One large horizontal painting, inhabiting its own wall in the back of the gallery, depicts four such figures side-by-side. The left two stand in contrapposto with their gazes locked towards the viewer (at least, from the eyes on their faces). The rightmost two figures are locked in combat or a dance or some combination thereof, pushing the other’s head away. Each contorts in an effort to repel the other, but in the process the boundaries between their bodies become ambiguous as their cells mingle together.

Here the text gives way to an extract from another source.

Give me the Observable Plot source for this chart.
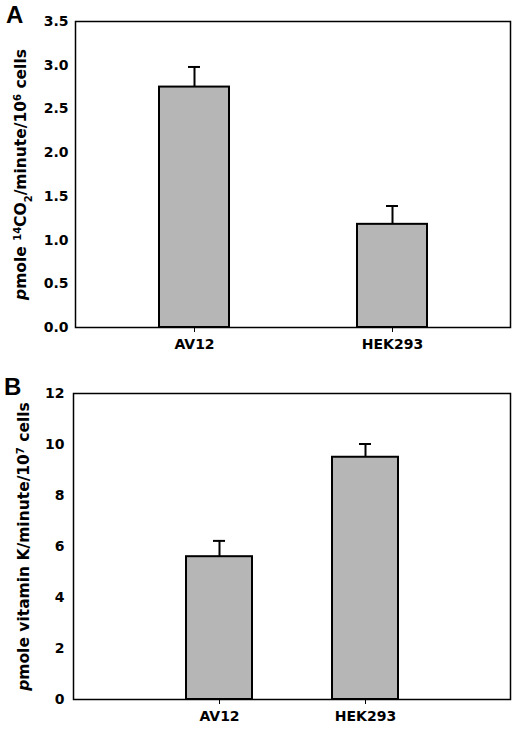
<!DOCTYPE html>
<html>
<head>
<meta charset="utf-8">
<script src="https://cdn.jsdelivr.net/npm/d3@7"></script>
<script src="https://cdn.jsdelivr.net/npm/@observablehq/plot@0.6"></script>
<style>
  body { margin: 0; background: #fff; }
  .panel { position: relative; width: 520px; }
  .tag { position: absolute; font: bold 24px "Liberation Sans", Arial, sans-serif; color: #000; }
</style>
</head>
<body>
<div id="a" class="panel"><div class="tag" style="left:6px;top:1px">A</div></div>
<div id="b" class="panel"><div class="tag" style="left:4px;top:13px">B</div></div>
<script>
const cellLines = ["AV12", "HEK293"];
const co2Rate = [2.75, 1.18];
const co2Err = [0.23, 0.21];
const vitKRate = [5.6, 9.5];
const vitKErr = [0.62, 0.52];
const ticksA = [0, 0.5, 1.0, 1.5, 2.0, 2.5, 3.0, 3.5];
const ticksB = [0, 2, 4, 6, 8, 10, 12];

const font = {
  "font-family": "DejaVu Sans, sans-serif",
  "font-size": "14px",
  "font-weight": "bold",
  color: "black",
  background: "white",
};

function panel(values, errs, opts) {
  const data = cellLines.map((c, i) => ({ cell: c, v: values[i], e: errs[i] }));
  return Plot.plot({
    width: 520,
    height: opts.height,
    marginTop: opts.marginTop,
    marginBottom: opts.marginBottom,
    marginLeft: opts.marginLeft,
    marginRight: 10,
    style: font,
    x: {
      domain: cellLines,
      paddingInner: opts.pin,
      paddingOuter: opts.pout,
      label: null,
      tickSize: 5,
      tickPadding: 7,
    },
    y: {
      domain: opts.domain,
      ticks: opts.ticks,
      tickFormat: opts.fmt,
      tickSize: 0,
      tickPadding: opts.tickPad,
      label: "ylabel",
      labelAnchor: "center",
      labelOffset: opts.labelOffset,
    },
    marks: [
      Plot.barY(data, { x: "cell", y: "v", fill: "#b6b6b6", stroke: "black", strokeWidth: 2 }),
      Plot.ruleX(data, { x: "cell", y1: "v", y2: (d) => d.v + d.e, stroke: "black", strokeWidth: 2 }),
      Plot.tickY(data, {
        x: "cell",
        y: (d) => d.v + d.e,
        insetLeft: opts.capInset,
        insetRight: opts.capInset,
        stroke: "black",
        strokeWidth: 2,
      }),
      Plot.frame({ stroke: "black", strokeWidth: 1.5 }),
    ],
  });
}

// rewrite the y label with italic p and super/subscripts
function setLabel(svg, parts) {
  const t = d3.select(svg).select('g[aria-label="y-axis label"] text');
  t.text(null).attr("font-size", "15.5px");
  for (const p of parts) {
    const s = t.append("tspan").text(p.t);
    if (p.i) s.attr("font-style", "italic");
    if (p.sup) s.attr("baseline-shift", "super").attr("font-size", "10px");
    if (p.sub) s.attr("baseline-shift", "sub").attr("font-size", "10px");
  }
}

const chartA = panel(co2Rate, co2Err, {
  height: 360, marginTop: 21, marginBottom: 33, marginLeft: 75,
  pin: 0.648, pout: 0.417, domain: [0, 3.5], ticks: ticksA, fmt: ".1f",
  tickPad: 7, labelOffset: 61, capInset: 29,
});
setLabel(chartA, [
  { t: "p", i: true }, { t: "mole " }, { t: "14", sup: true }, { t: "CO" },
  { t: "2", sub: true }, { t: "/minute/10" }, { t: "6", sup: true }, { t: " cells" },
]);

const chartB = panel(vitKRate, vitKErr, {
  height: 375, marginTop: 33, marginBottom: 36, marginLeft: 73,
  pin: 0.548, pout: 0.77, domain: [0, 12], ticks: ticksB, fmt: "d",
  tickPad: 9, labelOffset: 56, capInset: 27,
});
setLabel(chartB, [
  { t: "p", i: true }, { t: "mole vitamin K/minute/10" }, { t: "7", sup: true }, { t: " cells" },
]);

d3.select("#a").append(() => chartA);
d3.select("#b").append(() => chartB);
</script>
</body>
</html>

Hanging around the corner from this piece are two colorful paintings, one large and one small. The larger one depicts two figures —vibrantly dressed in identical striped shirts and orange patterned pants— standing behind a stage-like wooden platform. A veil of blue dots floats before them at waist-level, with strands of blue paint dripping down onto the stage, abstract expressionist-style. These seemingly accidental splatters are given a sense of intentionality and dimensionality with the inclusion of their delicate smoky shadows on the surface of the wooden planks: The blue strings float and dance in three dimensions, not as marks on the surface but within the picture’s diegetic space. The smaller painting hanging to its left similarly plays with shadows: A figure, with its body and face completely covered with carved-out eyes, peers out from behind a blue patterned curtain. A shadow is cast behind the figure: Is it his/hers, or is it from someone else standing outside the frame? The curtains cast no shadows next to it, leaving its identity ambiguous.
Less ambiguous is an overt reference to Jacques-Louis David’s masterpiece Death of Marat in which the central figure is presented not as a martyr to the French Revolution but emerging victoriously from the bathtub. Rather than an assassin’s dagger, the figure clutches a machete, a distinctively new-world weapon/implement in a neo-classical space. Its foot squirms out of the bathtub and onto Marat’s makeshift writing desk, with the tip of the silver machete resting behind its heel. This new figure is a shadow of Marat: Black, not white; emerging rather than submerging; alive instead of dead. Even its head is tilted in the opposite direction, moving forward, not sinking back into the bath. France’s revolution may have been dead in the water, so to speak, but the slave uprising it helped inspire in Haiti continued into the reign of Napoleon and ended with the French being driven off the island in a historically unique example of slaves overthrowing their captors and establishing an independent state: We Will Win, indeed.